START

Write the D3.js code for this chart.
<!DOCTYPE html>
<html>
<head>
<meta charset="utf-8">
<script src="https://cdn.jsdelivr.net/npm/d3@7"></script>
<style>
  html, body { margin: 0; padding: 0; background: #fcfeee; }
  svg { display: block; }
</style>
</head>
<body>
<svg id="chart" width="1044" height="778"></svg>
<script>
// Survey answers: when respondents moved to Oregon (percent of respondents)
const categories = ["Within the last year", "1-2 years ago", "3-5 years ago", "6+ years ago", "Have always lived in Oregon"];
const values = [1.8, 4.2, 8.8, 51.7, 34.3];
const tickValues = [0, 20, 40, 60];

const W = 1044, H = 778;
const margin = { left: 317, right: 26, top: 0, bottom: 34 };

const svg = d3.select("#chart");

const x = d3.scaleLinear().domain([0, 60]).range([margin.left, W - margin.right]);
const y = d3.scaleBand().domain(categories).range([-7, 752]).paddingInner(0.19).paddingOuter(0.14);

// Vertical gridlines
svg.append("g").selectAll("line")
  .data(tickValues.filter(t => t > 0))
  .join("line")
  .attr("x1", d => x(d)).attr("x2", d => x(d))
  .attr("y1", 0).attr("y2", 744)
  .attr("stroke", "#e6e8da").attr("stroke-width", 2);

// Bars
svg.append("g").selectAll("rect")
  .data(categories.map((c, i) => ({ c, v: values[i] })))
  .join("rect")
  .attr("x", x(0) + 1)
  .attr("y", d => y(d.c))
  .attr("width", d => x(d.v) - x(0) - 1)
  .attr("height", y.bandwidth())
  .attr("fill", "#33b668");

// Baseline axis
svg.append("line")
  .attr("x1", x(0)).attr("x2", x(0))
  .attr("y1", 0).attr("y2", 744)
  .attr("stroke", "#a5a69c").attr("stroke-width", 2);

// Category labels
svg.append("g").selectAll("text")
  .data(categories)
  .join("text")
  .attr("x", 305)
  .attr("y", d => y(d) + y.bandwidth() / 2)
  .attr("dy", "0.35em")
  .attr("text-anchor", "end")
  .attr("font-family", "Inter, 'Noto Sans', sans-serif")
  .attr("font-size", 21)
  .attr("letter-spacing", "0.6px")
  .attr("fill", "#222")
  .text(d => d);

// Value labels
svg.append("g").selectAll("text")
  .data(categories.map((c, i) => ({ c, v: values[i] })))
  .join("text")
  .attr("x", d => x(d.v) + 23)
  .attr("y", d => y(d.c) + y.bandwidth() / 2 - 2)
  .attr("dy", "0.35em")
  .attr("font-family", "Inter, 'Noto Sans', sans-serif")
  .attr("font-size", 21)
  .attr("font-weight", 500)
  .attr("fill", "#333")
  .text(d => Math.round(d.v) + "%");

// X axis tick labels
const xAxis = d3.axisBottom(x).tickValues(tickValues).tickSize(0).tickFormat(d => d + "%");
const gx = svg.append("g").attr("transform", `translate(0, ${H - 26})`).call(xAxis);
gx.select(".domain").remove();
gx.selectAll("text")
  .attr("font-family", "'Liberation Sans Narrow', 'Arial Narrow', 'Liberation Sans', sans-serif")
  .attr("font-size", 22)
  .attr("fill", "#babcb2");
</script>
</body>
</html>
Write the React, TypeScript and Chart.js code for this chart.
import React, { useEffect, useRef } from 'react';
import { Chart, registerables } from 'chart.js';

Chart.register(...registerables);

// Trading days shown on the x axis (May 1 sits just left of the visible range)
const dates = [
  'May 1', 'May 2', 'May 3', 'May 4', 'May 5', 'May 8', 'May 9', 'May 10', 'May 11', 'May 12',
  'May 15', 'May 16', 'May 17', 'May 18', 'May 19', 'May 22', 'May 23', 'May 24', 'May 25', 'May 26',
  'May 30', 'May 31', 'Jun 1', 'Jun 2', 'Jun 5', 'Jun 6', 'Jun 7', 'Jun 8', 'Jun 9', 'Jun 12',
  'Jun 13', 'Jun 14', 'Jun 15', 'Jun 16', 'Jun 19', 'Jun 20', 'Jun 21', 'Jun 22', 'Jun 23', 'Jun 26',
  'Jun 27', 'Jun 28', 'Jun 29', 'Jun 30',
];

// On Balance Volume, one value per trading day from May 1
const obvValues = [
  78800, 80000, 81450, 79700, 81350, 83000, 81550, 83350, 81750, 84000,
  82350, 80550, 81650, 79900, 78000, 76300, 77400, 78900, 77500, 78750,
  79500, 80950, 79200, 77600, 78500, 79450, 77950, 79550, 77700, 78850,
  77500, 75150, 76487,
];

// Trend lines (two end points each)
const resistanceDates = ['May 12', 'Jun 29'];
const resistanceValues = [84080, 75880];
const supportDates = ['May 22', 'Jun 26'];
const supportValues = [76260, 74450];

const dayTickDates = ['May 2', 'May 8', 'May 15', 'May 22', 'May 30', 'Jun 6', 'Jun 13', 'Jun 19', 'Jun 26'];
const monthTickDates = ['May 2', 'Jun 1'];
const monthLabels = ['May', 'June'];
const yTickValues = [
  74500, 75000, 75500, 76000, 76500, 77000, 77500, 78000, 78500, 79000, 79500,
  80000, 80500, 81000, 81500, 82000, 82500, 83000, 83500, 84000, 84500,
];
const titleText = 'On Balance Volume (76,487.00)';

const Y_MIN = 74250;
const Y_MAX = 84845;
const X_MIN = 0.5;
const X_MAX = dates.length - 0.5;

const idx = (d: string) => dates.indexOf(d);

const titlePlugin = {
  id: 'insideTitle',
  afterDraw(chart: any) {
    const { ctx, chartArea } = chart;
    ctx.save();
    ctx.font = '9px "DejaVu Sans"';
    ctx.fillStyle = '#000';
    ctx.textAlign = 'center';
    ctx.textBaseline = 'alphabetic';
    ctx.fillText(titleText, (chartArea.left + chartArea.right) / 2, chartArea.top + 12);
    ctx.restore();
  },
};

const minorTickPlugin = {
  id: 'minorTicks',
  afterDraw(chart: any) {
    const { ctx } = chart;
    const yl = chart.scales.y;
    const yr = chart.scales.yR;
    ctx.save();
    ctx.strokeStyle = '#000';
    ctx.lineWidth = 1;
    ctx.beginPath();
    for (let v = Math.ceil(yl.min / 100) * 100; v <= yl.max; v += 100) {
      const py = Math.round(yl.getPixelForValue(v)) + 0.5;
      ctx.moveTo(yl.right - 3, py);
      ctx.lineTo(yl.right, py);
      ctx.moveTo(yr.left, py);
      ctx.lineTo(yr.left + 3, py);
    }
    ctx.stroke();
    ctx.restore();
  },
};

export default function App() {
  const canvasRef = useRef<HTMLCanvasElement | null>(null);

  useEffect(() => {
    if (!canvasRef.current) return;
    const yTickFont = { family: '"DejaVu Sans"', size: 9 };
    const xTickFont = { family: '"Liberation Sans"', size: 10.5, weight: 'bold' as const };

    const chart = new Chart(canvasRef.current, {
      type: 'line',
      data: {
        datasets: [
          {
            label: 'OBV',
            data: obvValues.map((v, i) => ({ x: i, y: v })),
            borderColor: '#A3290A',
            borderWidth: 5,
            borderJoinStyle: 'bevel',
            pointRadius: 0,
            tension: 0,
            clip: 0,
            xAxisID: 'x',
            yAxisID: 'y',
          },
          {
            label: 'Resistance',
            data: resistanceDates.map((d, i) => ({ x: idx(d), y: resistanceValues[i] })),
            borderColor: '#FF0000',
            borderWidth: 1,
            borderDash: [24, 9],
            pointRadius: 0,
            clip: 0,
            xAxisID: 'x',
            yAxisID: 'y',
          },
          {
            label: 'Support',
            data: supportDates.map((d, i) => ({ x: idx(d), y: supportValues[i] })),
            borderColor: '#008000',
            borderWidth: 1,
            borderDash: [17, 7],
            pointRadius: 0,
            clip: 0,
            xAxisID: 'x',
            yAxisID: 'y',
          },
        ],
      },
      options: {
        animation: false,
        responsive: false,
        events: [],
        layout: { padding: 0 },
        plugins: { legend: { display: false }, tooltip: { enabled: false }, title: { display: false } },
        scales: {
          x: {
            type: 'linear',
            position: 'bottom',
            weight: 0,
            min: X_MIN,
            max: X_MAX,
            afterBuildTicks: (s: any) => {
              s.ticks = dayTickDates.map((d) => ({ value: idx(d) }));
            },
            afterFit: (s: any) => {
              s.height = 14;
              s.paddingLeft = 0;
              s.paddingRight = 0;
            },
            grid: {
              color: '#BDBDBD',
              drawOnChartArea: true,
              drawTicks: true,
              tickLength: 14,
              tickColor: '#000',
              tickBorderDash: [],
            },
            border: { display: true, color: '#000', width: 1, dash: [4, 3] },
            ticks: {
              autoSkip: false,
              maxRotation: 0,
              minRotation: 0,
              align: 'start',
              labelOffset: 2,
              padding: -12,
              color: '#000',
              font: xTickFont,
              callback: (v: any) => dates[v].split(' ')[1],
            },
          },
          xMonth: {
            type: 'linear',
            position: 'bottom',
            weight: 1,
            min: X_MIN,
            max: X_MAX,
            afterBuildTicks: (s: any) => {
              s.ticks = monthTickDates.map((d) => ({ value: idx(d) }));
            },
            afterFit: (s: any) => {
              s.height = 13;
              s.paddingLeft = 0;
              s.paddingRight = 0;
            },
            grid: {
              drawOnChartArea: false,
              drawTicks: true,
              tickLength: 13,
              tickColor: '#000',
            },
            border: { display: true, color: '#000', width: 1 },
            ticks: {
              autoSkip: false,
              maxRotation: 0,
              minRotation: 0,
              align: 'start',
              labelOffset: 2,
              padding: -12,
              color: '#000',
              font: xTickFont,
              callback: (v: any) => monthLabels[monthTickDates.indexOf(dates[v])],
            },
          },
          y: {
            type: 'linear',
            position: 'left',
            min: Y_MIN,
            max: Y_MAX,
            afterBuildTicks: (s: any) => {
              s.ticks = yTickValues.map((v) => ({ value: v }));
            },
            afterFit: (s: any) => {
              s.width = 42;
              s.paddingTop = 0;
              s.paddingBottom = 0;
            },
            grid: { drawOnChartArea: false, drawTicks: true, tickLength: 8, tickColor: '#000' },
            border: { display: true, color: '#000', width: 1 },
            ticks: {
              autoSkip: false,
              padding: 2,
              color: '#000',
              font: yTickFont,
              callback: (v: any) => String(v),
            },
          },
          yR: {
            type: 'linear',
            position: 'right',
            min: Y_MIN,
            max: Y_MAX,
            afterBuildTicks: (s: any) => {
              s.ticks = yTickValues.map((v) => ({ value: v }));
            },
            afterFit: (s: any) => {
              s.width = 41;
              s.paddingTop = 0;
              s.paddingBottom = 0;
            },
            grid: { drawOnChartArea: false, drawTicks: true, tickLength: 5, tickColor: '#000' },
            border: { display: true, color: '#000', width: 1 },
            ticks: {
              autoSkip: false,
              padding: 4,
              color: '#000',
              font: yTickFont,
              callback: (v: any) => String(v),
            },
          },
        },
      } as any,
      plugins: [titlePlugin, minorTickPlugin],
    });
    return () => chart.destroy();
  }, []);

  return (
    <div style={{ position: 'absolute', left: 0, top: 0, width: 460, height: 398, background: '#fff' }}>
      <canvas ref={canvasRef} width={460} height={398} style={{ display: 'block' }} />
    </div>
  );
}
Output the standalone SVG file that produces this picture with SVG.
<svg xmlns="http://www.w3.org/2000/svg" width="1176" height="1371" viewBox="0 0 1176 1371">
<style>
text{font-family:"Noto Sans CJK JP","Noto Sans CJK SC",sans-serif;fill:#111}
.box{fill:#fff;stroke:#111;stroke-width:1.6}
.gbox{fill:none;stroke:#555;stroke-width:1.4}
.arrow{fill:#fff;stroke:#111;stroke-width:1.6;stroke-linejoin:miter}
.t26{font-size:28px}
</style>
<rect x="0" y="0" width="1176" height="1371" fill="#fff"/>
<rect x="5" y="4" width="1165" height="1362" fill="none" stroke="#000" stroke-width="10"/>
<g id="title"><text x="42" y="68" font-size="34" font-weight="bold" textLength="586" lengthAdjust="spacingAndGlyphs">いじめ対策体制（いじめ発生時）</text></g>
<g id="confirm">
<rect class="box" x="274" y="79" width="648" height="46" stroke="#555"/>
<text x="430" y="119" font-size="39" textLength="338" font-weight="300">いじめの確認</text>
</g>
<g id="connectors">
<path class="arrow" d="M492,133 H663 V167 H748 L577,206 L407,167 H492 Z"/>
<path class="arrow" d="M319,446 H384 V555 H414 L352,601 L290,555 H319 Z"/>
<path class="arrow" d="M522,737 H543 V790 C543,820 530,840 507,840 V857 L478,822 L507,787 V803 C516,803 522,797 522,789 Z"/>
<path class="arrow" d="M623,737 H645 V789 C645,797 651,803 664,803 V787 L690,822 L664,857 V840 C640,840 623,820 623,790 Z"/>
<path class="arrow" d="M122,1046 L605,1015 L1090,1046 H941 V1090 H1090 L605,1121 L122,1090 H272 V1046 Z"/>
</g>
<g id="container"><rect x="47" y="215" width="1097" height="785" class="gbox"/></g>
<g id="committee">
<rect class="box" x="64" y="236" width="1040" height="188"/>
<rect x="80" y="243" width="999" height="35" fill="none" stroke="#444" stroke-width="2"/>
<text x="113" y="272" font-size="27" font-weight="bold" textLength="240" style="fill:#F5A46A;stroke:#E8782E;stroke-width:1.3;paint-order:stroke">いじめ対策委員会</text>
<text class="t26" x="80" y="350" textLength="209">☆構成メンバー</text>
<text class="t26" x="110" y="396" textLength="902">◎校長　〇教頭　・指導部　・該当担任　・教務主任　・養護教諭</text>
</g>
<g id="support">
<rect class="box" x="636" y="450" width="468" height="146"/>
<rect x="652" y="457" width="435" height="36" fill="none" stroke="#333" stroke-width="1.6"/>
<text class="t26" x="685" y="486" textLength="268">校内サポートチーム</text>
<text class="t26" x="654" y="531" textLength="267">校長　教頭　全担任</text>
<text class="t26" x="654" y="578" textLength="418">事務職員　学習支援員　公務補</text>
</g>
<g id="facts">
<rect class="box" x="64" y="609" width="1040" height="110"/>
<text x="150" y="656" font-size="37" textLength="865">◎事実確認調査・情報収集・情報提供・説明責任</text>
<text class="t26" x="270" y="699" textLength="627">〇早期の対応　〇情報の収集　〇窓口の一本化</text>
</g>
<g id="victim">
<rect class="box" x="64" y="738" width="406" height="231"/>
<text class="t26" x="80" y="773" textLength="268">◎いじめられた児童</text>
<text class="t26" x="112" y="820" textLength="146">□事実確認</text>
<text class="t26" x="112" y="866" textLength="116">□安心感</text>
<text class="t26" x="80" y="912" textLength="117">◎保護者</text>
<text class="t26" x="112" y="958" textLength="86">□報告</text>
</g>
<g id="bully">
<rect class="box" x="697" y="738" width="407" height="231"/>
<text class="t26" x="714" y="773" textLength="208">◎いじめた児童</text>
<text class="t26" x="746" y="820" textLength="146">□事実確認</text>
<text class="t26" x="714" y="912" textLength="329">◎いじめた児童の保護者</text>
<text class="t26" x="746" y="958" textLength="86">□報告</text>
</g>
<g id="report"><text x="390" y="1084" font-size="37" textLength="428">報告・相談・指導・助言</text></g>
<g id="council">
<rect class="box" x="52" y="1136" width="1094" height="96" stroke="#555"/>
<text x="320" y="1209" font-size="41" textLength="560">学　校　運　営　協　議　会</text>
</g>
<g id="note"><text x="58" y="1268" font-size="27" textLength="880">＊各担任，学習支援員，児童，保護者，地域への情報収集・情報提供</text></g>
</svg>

END

§ REQUIREMENTS
Go through the data and count each line that has the word "React", then give the total alone.

§ SOLUTION FOR THIS TASK
2